The Cubify Anything VQA Dataset
Central to the creation of MM-Spatial is a novel dataset known as Cubify Anything VQA (CA-VQA). This dataset leverages large-scale, high-quality 3D scene data utilizing open-set annotations to provide the model with a diverse range of spatial tasks.
The CA-VQA dataset focuses on several critical spatial understanding tasks, including:
- Predicting spatial relationships between objects.
- Estimating metric size and distance.
- Performing 3D grounding to locate objects within a space.
To enhance the model’s accuracy, the researchers incorporated multiple types of input signals. These include single images, multi-frame or multi-view inputs, and metric depth data derived from both sensors and estimations.
Technical Capabilities and Performance
The researchers found that integrating metric depth and multi-view inputs significantly improved the model’s 3D understanding. According to the study, the data alone allowed MM-Spatial to achieve depth perception capabilities that are comparable to those of dedicated monocular depth estimation models.
MM-Spatial also supports Chain-of-Thought
spatial reasoning. This process allows the model to execute complex reasoning steps that involve 2D grounding and depth estimation to arrive at a spatial conclusion.

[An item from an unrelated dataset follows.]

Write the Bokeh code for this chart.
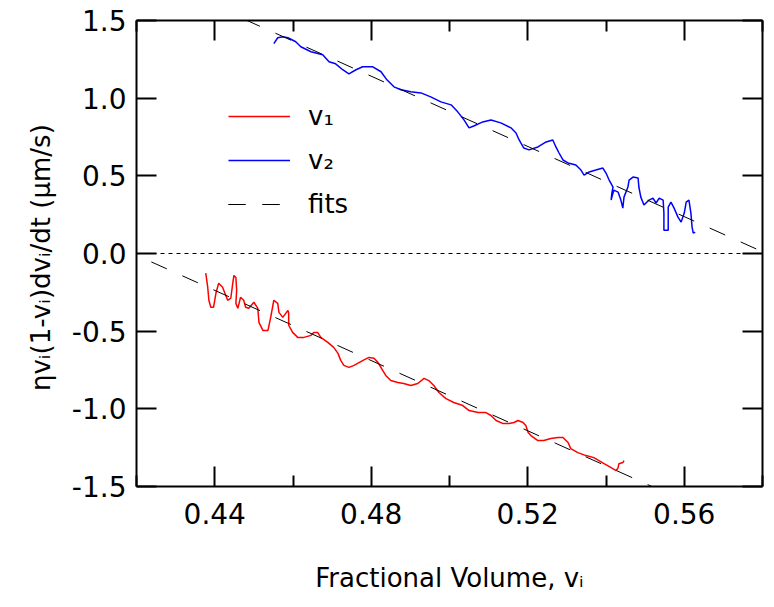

The model can leverage depth input through the use of specific tools.
In testing, MM-Spatial achieved state-of-the-art performance on various 3D spatial understanding benchmarks, including the newly developed CA-VQA benchmark.
Research and Development
The project was led by a team of researchers including Erik Daxberger, Nina Wenzel, David Griffiths, Haiming Gang, Justin Lazarow, Gefen Kohavi, Kai Kang, Marcin Eichner, Yinfei Yang, Afshin Dehghan, and Peter Grasch.
By developing a generalist MLLM capable of sophisticated 3D reasoning, the research provides a framework for AI to better interact with and understand the physical geometry of indoor environments, moving beyond the limitations of flat image analysis.